View Full Version : Reinforcement Learning Algorithm - AI


jhebda
11-06-2002, 01:58 AM
I am working on coding a reinforcement learning algorithm and attempting to compare it with an optimal Q-learning algorithm using an epsilon greedy approach. The first major problem i'm seeing, though, is that I can't find information online or in reference about optimizing an alpha value in the following equation for each state.

In a World of many States, each state has a number of Q values associated with it. Assuming initial state i, and next state j, the equation to update Q is:

Q[a,i] = Q[a,i](old) + alpha * (Reward received in state i + max(Q[a,j]) - Q[a,i](old)

This basically says that the new value of Q (Q[a,i] is the utility of performing action a in state i) is equal to the old value plus a small sum scaled by an alpha value.

Alpha should ideally start high, since we know nothing about the entire world of states, and then decrease. However, I cannot find information on an optimal decrease rate for alpha.

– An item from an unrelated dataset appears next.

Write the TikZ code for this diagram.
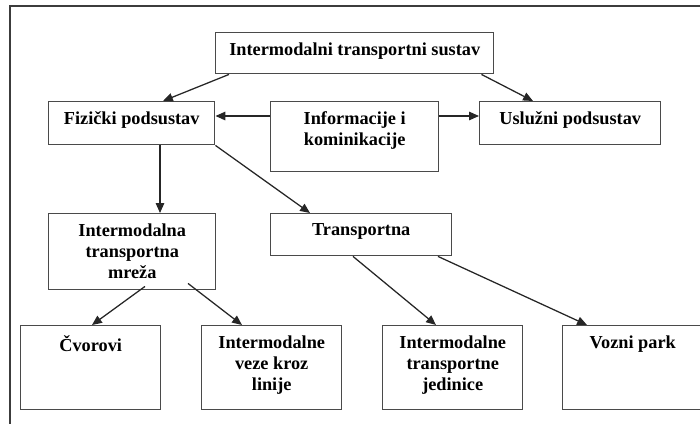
\documentclass[tikz,border=0pt]{standalone}
\usepackage{fontspec}
\setmainfont{Liberation Serif}
\usepackage{tikz}
\usetikzlibrary{arrows.meta, positioning, calc}
\definecolor{frameline}{HTML}{3C3C3C}
\definecolor{boxline}{HTML}{4A4A4A}

\tikzset{
  box/.style={draw=boxline, line width=1pt, inner sep=0pt, anchor=north west},
  boxtext/.style={anchor=north, yshift=-7.5pt, align=center, inner sep=0pt,
    font=\fontsize{13}{15}\selectfont\bfseries},
  arr/.style={-{Triangle[length=7pt,width=6pt]}, line width=0.9pt, draw=black!85}
}

\begin{document}
\begin{tikzpicture}[x=0.025cm, y=-0.025cm]
  \useasboundingbox (0,0) rectangle (700,423);
  \clip (0,0) rectangle (700,423);
  % outer frame, cut at right and bottom
  \draw[frameline, line width=0.8pt] (10,430) -- (10,6) -- (710,6);

  % first row
  \node[box, minimum width=6.95cm, minimum height=1.025cm,
    label={[boxtext]north:Intermodalni transportni sustav}] (top) at (215,32) {};
  \node[box, minimum width=4.15cm, minimum height=1.075cm,
    label={[boxtext]north:Fizički podsustav}] (fiz) at (48,101) {};
  \node[box, minimum width=4.2cm, minimum height=1.75cm,
    label={[boxtext]north:Informacije i\\kominikacije}] (inf) at (270,101) {};
  \node[box, minimum width=4.525cm, minimum height=1.075cm,
    label={[boxtext]north:Uslužni podsustav}] (usl) at (479,101) {};

  % second row
  \node[box, minimum width=4.175cm, minimum height=1.9cm,
    label={[boxtext]north:Intermodalna\\transportna\\mreža}] (mreza) at (48,213) {};
  \node[box, minimum width=4.525cm, minimum height=1.05cm,
    label={[boxtext]north:Transportna}] (trans) at (270,213) {};

  % third row
  \node[box, minimum width=3.5cm, minimum height=2.1cm,
    label={[boxtext]north:Čvorovi}] (cvor) at (20,325) {};
  \node[box, minimum width=3.5cm, minimum height=2.1cm,
    label={[boxtext]north:Intermodalne\\veze kroz\\linije}] (veze) at (201,325) {};
  \node[box, minimum width=3.5cm, minimum height=2.1cm,
    label={[boxtext]north:Intermodalne\\transportne\\jedinice}] (jed) at (382,325) {};
  \node[box, minimum width=3.5cm, minimum height=2.1cm,
    label={[boxtext]north:Vozni park}] (voz) at (562,325) {};

  % connectors
  \draw[arr] ($(top.south west)+(14,0)$) -- ($(fiz.north west)+(115,0)$);
  \draw[arr] ($(top.south east)+(-13,0)$) -- ($(usl.north west)+(54,0)$);
  \draw[arr] ($(inf.north west)+(0,15)$) -- ($(fiz.north east)+(0,15)$);
  \draw[arr] ($(inf.north east)+(0,15)$) -- ($(usl.north west)+(0,15)$);
  \draw[arr] ($(fiz.south west)+(112,0)$) -- ($(mreza.north west)+(112,0)$);
  \draw[arr] (fiz.south east) -- ($(trans.north west)+(40,0)$);
  \draw[arr] ($(mreza.south west)+(97,-4)$) -- ($(cvor.north west)+(72,0)$);
  \draw[arr] ($(mreza.south west)+(140,-7)$) -- ($(veze.north west)+(41,0)$);
  \draw[arr] ($(trans.south west)+(83,0)$) -- ($(jed.north west)+(54,0)$);
  \draw[arr] ($(trans.south west)+(168,0)$) -- ($(voz.north west)+(25,0)$);
\end{tikzpicture}
\end{document}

Has anybody worked with reinforcement learning and dealt with a similar problem before that could help me out?

kmj
11-06-2002, 10:30 AM
Hmm. I know there was an article about Q-Learning online that I was looking at back when I took Distributed AI; I don't remember if it talked much about choosing an optimal alpha though...

google's got alot of responses on Q-learning; but I didn't see the one that I had used. If I remember to, I'll take a look at my DAI book at home, to see if it says anything more about it... I'm not too optimistic though.